A Yale Law Professor Explains Why Donald Trump Isn't a Convicted Felon Despite Guilty Verdict

A Yale Law Professor Explains Why Donald Trump Isn't a Convicted Felon Despite Guilty Verdict
Cover Image Source: Getty Images | Photo by Stephanie Keith; (Inset): Photo by Seth Wenig

Yes, Donald Trump has been declared guilty of all 34 felony counts by the 12 jurors in the Manhattan courtroom in his Hush Money trial, but he's still not a convicted felon. A 65-year-old Yale University law professor, Jed Rubenfeld, weighed in on the prospect of the former president being accountable for the felony charges during his podcast Straight Down the Middle.

Image Source: Getty Images | Photo by Stephanie Keith
Image Source: Getty Images | Photo by Stephanie Keith


He cited that the Republican front-runner is not a convicted felon until the judge declares a judgment of guilty and eventually sentences him. The presumptive Republican presidential nominee was found guilty of all 34 felony counts of falsifying business records to hide the hush payment made to adult film star Stormy Daniels before the 2016 elections to silence her of their "sexual affair" in 2006. 
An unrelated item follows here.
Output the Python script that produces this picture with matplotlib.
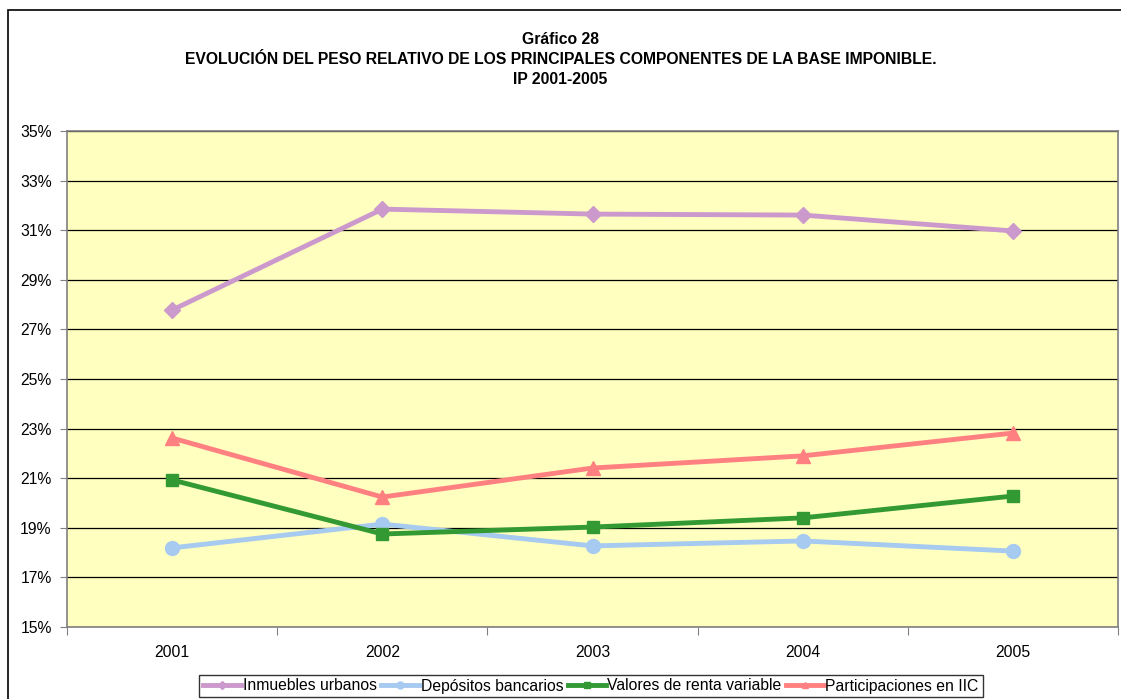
import matplotlib.pyplot as plt
from matplotlib.patches import Rectangle
from matplotlib.ticker import FuncFormatter, FixedLocator

plt.rcParams['font.family'] = ['Liberation Sans', 'DejaVu Sans']

# datos (porcentaje de la base imponible)
years = ['2001', '2002', '2003', '2004', '2005']
inmuebles = [27.78, 31.85, 31.65, 31.61, 30.97]
depositos = [18.19, 19.15, 18.27, 18.47, 18.06]
renta_variable = [20.93, 18.75, 19.03, 19.40, 20.28]
participaciones = [22.62, 20.24, 21.41, 21.90, 22.82]

series = [
    ('Inmuebles urbanos', inmuebles, '#CC99CC', 'D', 8),
    ('Depósitos bancarios', depositos, '#A6CAF0', 'o', 10),
    ('Valores de renta variable', renta_variable, '#339933', 's', 9),
    ('Participaciones en IIC', participaciones, '#FF8080', '^', 10),
]

fig = plt.figure(figsize=(11.21, 6.99), dpi=100)
W, H = 1121, 699

# marco del area del grafico
fig.patches.append(Rectangle((8 / W, -0.1), 1.2, (699 - 10) / H + 0.1,
                             transform=fig.transFigure, fill=False,
                             edgecolor='black', linewidth=1.2))

ax = fig.add_axes([67 / W, (H - 627) / H, (1118 - 67) / W, (627 - 131) / H])
ax.set_facecolor('#FFFFC0')

x = list(range(len(years)))
for label, vals, color, marker, ms in series:
    ax.plot(x, vals, color=color, linewidth=3.5, marker=marker, markersize=ms,
            markeredgecolor=color, label=label, zorder=3)

ax.set_xlim(-0.5, len(years) - 0.5)
ax.set_ylim(15, 35)
ax.set_yticks(range(15, 36, 2))
ax.yaxis.set_major_formatter(FuncFormatter(lambda v, p: f'{v:.0f}%'))
ax.grid(axis='y', color='black', linewidth=0.9)
ax.set_axisbelow(True)

ax.xaxis.set_major_locator(FixedLocator([i - 0.5 for i in range(len(years) + 1)]))
ax.xaxis.set_minor_locator(FixedLocator(x))
ax.xaxis.set_major_formatter(FuncFormatter(lambda v, p: ''))
ax.set_xticks(x, years, minor=True)
ax.tick_params(axis='x', which='minor', length=0, pad=13, labelsize=11.3)
ax.tick_params(axis='x', which='major', length=6, color='gray')
ax.tick_params(axis='y', length=5, color='gray', labelsize=11.3, pad=6)

for side in ['top', 'right', 'left', 'bottom']:
    ax.spines[side].set_color('gray')
    ax.spines[side].set_linewidth(1.2)

fig.text(0.5, (H - 39) / H, 'Gráfico 28', ha='center', va='center',
         fontsize=11.3, fontweight='bold')
fig.text(0.5, (H - 59) / H,
         'EVOLUCIÓN DEL PESO RELATIVO DE LOS PRINCIPALES COMPONENTES DE LA BASE IMPONIBLE.',
         ha='center', va='center', fontsize=11.3, fontweight='bold')
fig.text(0.5, (H - 79) / H, 'IP 2001-2005', ha='center', va='center',
         fontsize=11.3, fontweight='bold')

leg = fig.legend(loc='center', bbox_to_anchor=(591 / W, (H - 686) / H), ncol=4,
                 frameon=True, fancybox=False, edgecolor='black', fontsize=11.3,
                 handlelength=2.4, handletextpad=0.1, columnspacing=0.3,
                 borderpad=0.25, borderaxespad=0, markerscale=0.5)
leg.get_frame().set_linewidth(1.0)

fig.savefig('out.png', dpi=100)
The politician is set to be sentenced on July 11, 2024, which could potentially send him to imprisonment in time for the Republican National Convention. Or he could also be just fined and let go in the charges and he could run for the 2024 presidential elections in November despite being found guilty. 



However, Rubenfeld noted how his attorneys could prevent him from being sentenced- like making an appeal in federal court to stop the conviction. "If you've been reading about this case - that Trump is already a convicted felon, the jury has convicted him, he's a convicted felon - well, guess what: that's not true," began the legal expert, as per Daily Mail.



He continued, "You're not a convicted felon because of a jury verdict. You're not convicted unless the judge enters a judgment of guilt against you," reiterating, "The judge still has the power, as I told you before, to throw out that verdict and enter a judgment of acquittal." Rubenfeld explained, "You are not convicted until the judge enters that judgment of guilt. Now, in New York, it's very likely that Judge Merchan will enter that judgment of guilt against Trump on the same day that he issues sentencing," noting, "That'd be July 11." 



Meanwhile, the legal expert said that in his efforts, Trump could sue District Attorney Alvin Bragg, who filed the case against Trump, and others involved in the case, and then he would "ask the judge, the federal judge, for an emergency temporary restraining order, halting Judge Merchan from entering that judgment of guilt until the federal courts have had an opportunity to review and rule out the serious constitutional arguments that exist." 



Rubenfeld also claimed that it would look bad if a former president is convicted of a trial, "Going after, criminally, a former president of the United States and somebody who is running for president now, that's a very bad look. And it's an even worse look when the crime is so unclear that the state is hiding the ball," adding, "Even now, we don't know exactly what the jury found Trump guilty of." 



However, it is worth noting that the trial verdict cannot stop Trump from running in the 2024 presidential elections. Corey Brettschneider, a lawyer and professor of political science at Brown University, clarified, "The short answer is yes, that there's no constitutional bar," as per CBS News.